▶ Information given:

○ ○ ○ ○ ○ ○ ○

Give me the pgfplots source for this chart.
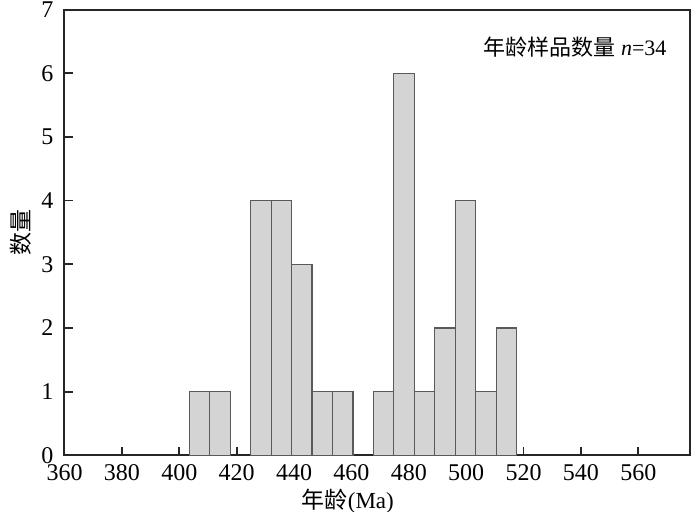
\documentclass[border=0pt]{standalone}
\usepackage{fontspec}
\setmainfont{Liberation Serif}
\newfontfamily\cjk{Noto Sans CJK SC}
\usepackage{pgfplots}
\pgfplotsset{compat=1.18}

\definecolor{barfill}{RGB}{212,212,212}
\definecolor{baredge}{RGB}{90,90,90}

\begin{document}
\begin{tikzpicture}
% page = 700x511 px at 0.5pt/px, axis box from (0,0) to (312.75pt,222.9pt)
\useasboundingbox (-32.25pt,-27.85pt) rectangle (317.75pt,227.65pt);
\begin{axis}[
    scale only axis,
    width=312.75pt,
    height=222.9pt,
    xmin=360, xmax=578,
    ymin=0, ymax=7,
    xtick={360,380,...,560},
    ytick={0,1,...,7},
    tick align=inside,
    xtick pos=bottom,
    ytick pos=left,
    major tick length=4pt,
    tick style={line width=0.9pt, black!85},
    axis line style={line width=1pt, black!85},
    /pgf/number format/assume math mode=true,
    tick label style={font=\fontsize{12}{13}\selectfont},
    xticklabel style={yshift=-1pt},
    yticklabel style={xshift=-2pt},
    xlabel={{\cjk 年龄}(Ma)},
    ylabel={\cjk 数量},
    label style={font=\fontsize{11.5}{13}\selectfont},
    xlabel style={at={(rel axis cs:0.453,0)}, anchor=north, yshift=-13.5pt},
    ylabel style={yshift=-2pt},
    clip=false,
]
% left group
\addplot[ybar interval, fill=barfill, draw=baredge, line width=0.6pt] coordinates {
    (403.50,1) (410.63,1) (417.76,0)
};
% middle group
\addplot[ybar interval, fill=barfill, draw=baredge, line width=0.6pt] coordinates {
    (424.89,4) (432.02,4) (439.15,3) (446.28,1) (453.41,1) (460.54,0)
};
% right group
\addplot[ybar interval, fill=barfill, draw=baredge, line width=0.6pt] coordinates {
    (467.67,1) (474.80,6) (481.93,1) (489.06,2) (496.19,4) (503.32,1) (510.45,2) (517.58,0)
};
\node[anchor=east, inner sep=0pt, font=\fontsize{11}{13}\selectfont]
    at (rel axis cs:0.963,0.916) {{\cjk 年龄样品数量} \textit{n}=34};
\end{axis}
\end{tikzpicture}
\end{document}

○ ○ ○ ○ ○ ○ ○

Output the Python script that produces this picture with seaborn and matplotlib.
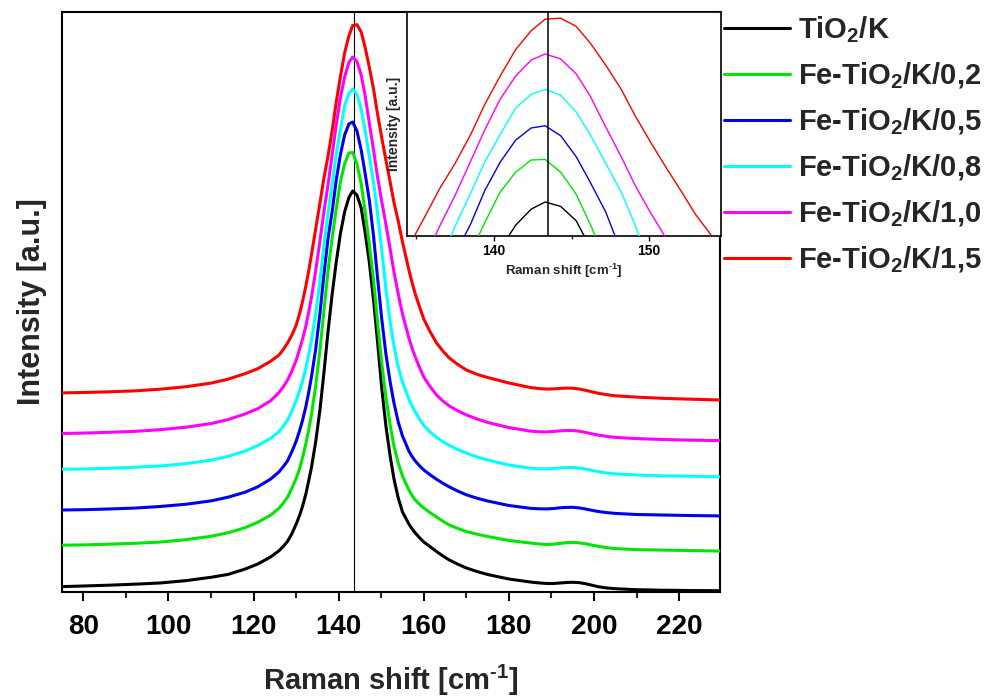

○ ○ ○ ○ ○ ○ ○

▶ The task: From the listing above, return each line with the word "this".

▶ Exercise result:
Give me the pgfplots source for this chart.
Output the Python script that produces this picture with seaborn and matplotlib.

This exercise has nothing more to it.